Bisnis.com, JAKARTA - Pembahasan RUU Pemasyarakatan di tengah kondisi pandemi virus corona (Covid-19) dinilai tidak tepat. Para anggota DPR juga dinilai tidak memahami isi dan tujuan dari rancangan peraturan ini.
Peneliti Indonesia Corruption Watch (ICW) Kurnia Ramadhana mengatakan, seharusnya DPR membahas isu-isu terkait masalah kesehatan. Mereka juga perlu mengeluarkan produk legislasi yang berkaitan dengan kondisi pandemi saat ini.
"Selain itu, RUU ini terlihat lebih banyak problemnya dibandingkan solusi-solusi jelas untuk mengatasi permasalahan pemasyarakatan dan korupsi di Indonesia. Kami melihat peraturan ini lebih menguntungkan koruptor," katanya dalam diskusi virtual, Minggu (17/5/2020).
Selain itu, dia juga membahas RUU Pemasyarakatan yang akan menghapus detail Peraturan Pemerintah (PP) No. 99/ 2012 tentang Syarat dan Tata Cara Pelaksanaan Hak Warga Binaan Pemasyarakatan. PP tersebut dinilai sudah progresif dalam membatasi atau memberikan syarat-syarat khusus bagi narapidana, termasuk napi kasus korupsi.
Selain itu, ia juga mempermasalahkan Komisi III DPR yang terlihat tidak mengetahui isi rancangan peraturan tersebut. Kurnia mencontohkan, anggota panitia kerja (Panja) DPR RUU Pemasyarakatan Muslim Ayub menyebut hak cuti bersyarat narapidana dibolehkan untuk bepergian ke tempat seperti pusat perbelanjaan namun dengan syarat-syarat tertentu.
"Tetapi, pernyataan ini dibantah oleh Pak Arsul Sani dari Fraksi PPP yang mengatakan hal ini (cuti bersyarat) bukan berarti bisa berpelesiran. Ini memperlihatkan amggota Komisi III DPR tidak memahami substansi dari RUU ini," pungkasnya.
RUU ini juga dinilai bakal melenggangkan jalan untuk napi kasus korupsi dengan mendapat kanberagam keringanan.
Eks Komisioner Komisi Pemberantasan Korupsi (KPK) Periode 2015- 2019 Laode M Syarif mengatakan RUU Pemasyarakatan yang saat ini beredar memiliki banyak kekurangan.
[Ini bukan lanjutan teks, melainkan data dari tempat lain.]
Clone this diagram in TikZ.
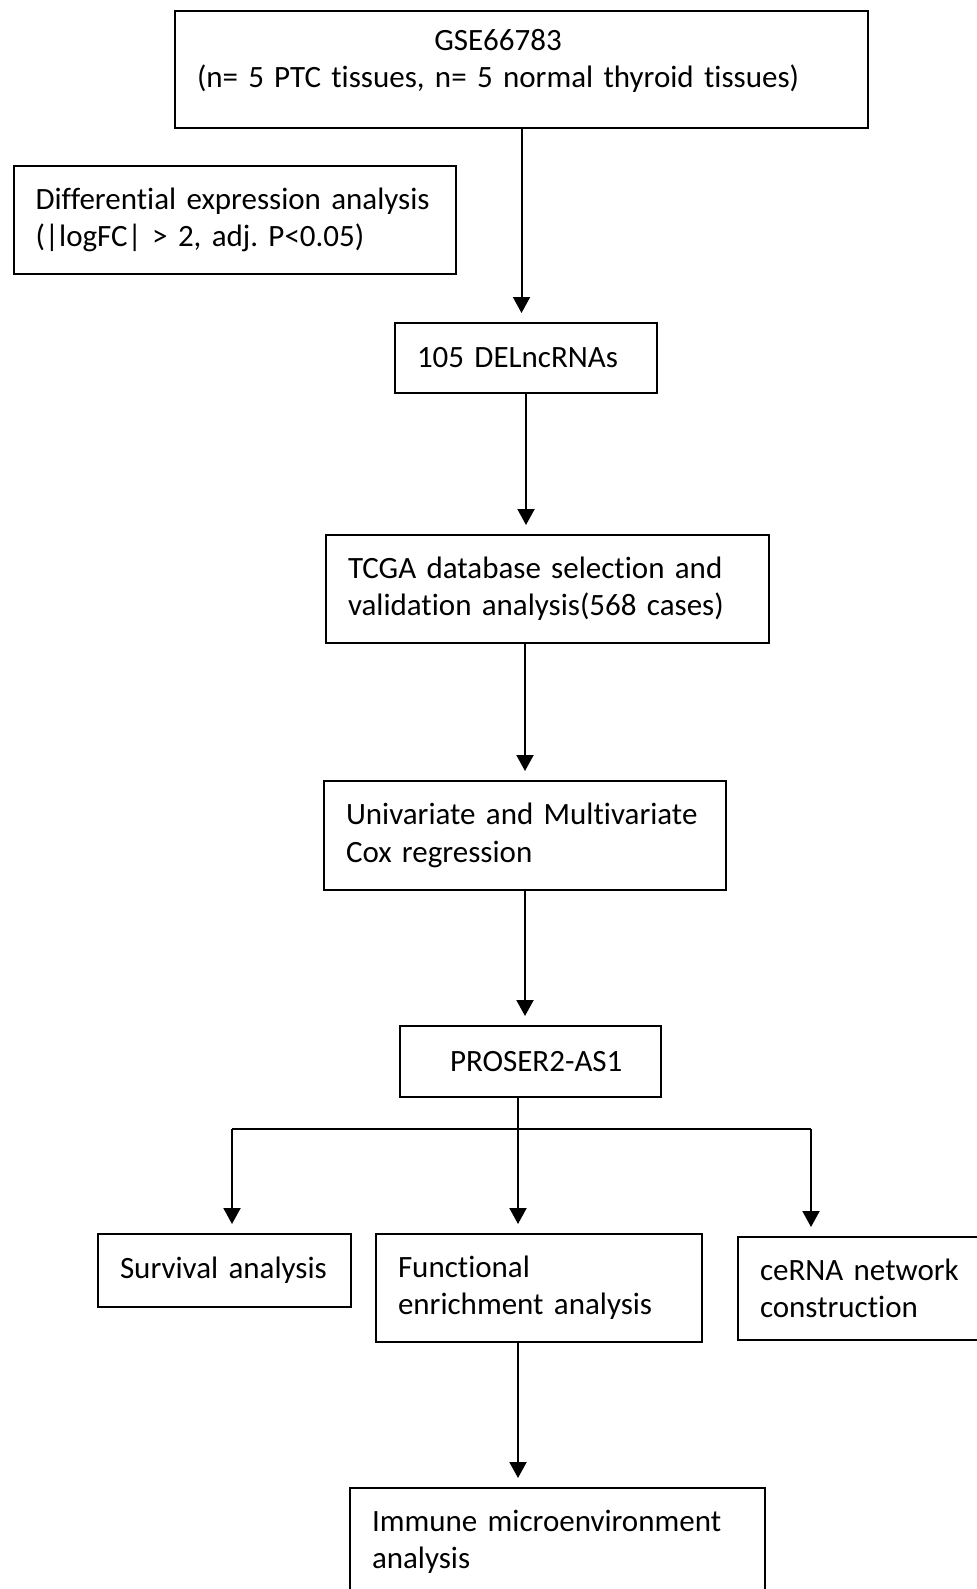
\documentclass[tikz,border=0pt]{standalone}
\usepackage{fontspec}
\setmainfont{Carlito}[Ligatures=NoCommon]
\usetikzlibrary{arrows.meta}
\frenchspacing

\begin{document}
\begin{tikzpicture}[x=0.5pt, y=-0.5pt, >={Triangle[width=8.5pt, length=8pt]},
  line width=1pt,
  stage/.style={draw, line width=1pt, anchor=north west, align=left,
    inner xsep=11pt, inner ysep=0pt,
    font=\fontsize{15.5}{18.7}\selectfont},
  flow/.style={->, shorten >=4.5pt}]
  \useasboundingbox (0,0) rectangle (976,1589);
  \node[stage, text width=324.5pt, minimum height=58.5pt] (gse) at (174,10)
    {\begin{tabular}{@{}c@{}}GSE66783\\
     (n= 5\hspace{5pt}PTC tissues, n= 5 normal thyroid tissues)\\[8pt]\end{tabular}};
  \node[stage, text width=199.25pt, minimum height=54pt] (dea) at (12.5,165)
    {Differential expression analysis\\(|logFC| > 2, adj. P<0.05)};
  \node[stage, text width=109pt, minimum height=35pt] (del) at (394,322)
    {105 DELncRNAs};
  \node[stage, text width=199.5pt, minimum height=54pt] (tcga) at (325,534)
    {TCGA database selection and\\validation analysis(568 cases)};
  \node[stage, text width=179pt, minimum height=54.5pt] (cox) at (323,780)
    {Univariate and Multivariate\\Cox regression};
  \node[stage, text width=108.5pt, minimum height=35.5pt] (pro) at (399,1025)
    {\hspace*{14pt}PROSER2-AS1};
  \node[stage, text width=104.5pt, minimum height=36.5pt] (surv) at (97,1233)
    {Survival analysis};
  \node[stage, text width=125pt, minimum height=51.5pt] (cerna) at (737,1236)
    {ceRNA network\\construction};
  \node[stage, text width=141pt, minimum height=54pt] (func) at (375,1233)
    {Functional\\enrichment analysis};
  \node[stage, text width=185.5pt, minimum height=54pt] (imm) at (349,1487)
    {Immune microenvironment\\analysis};
  % branch points
  \coordinate (split) at (518,1129);
  \coordinate (lsplit) at (232,1129);
  \coordinate (rsplit) at (811,1129);
  % main chain
  \draw[flow] (gse.south) -- (gse.south |- del.north);
  \draw[flow] (del.south) -- (del.south |- tcga.north);
  \draw[flow] (cox.north |- tcga.south) -- (cox.north);
  \draw[flow] (cox.south) -- (cox.south |- pro.north);
  % three branches
  \draw[flow] (pro.south -| split) -- (split |- func.north);
  \draw (lsplit) -- (rsplit);
  \draw[flow] (lsplit) -- (lsplit |- surv.north);
  \draw[flow] (rsplit) -- (rsplit |- cerna.north);
  \draw[flow] (func.south -| split) -- (split |- imm.north);
\end{tikzpicture}
\end{document}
Salah satunya adalah upaya memudahkan narapidana kejahatan luar biasa seperti korupsi untuk mendapatkan pembebasan bersyarat.
Dia mengatakan, apabila RUU tersebut lolos menjadi Undang-Undang, maka akan menghapus Peraturan Pemerintah (PP) No. 99/2012. Padahal, pada PP tersebut memuat persyaratan khusus untuk pengurangan hukuman bagi tindak pidana khusus seperti tindakan korupsi.
Pasal 43 A PP No. 99/2012 telah mengatur syarat bersedia bekerja sama dengan penegak hukum untuk membantu membongkar perkara tindak pidana yang dilakukannya atau justice collaborator. Kemudian, Pasal 43 B Ayat (3) menyatakan rekomendasi dari Komisi Pemberantasan Korupsi sebagai pertimbangan Dirjen Pemasyarakatan dalam memberikan pembebasan bersyarat perlu dipenuhi narapidana.
“Kemudahan tersebut seperti melayani koruptor. Seakan-akan pemerintah memiliki kepentingan tertentu untuk merevisi UU Pemasyarakatan,” katanya dalam sebuah diskusi virtual, Minggu (17/5/2020).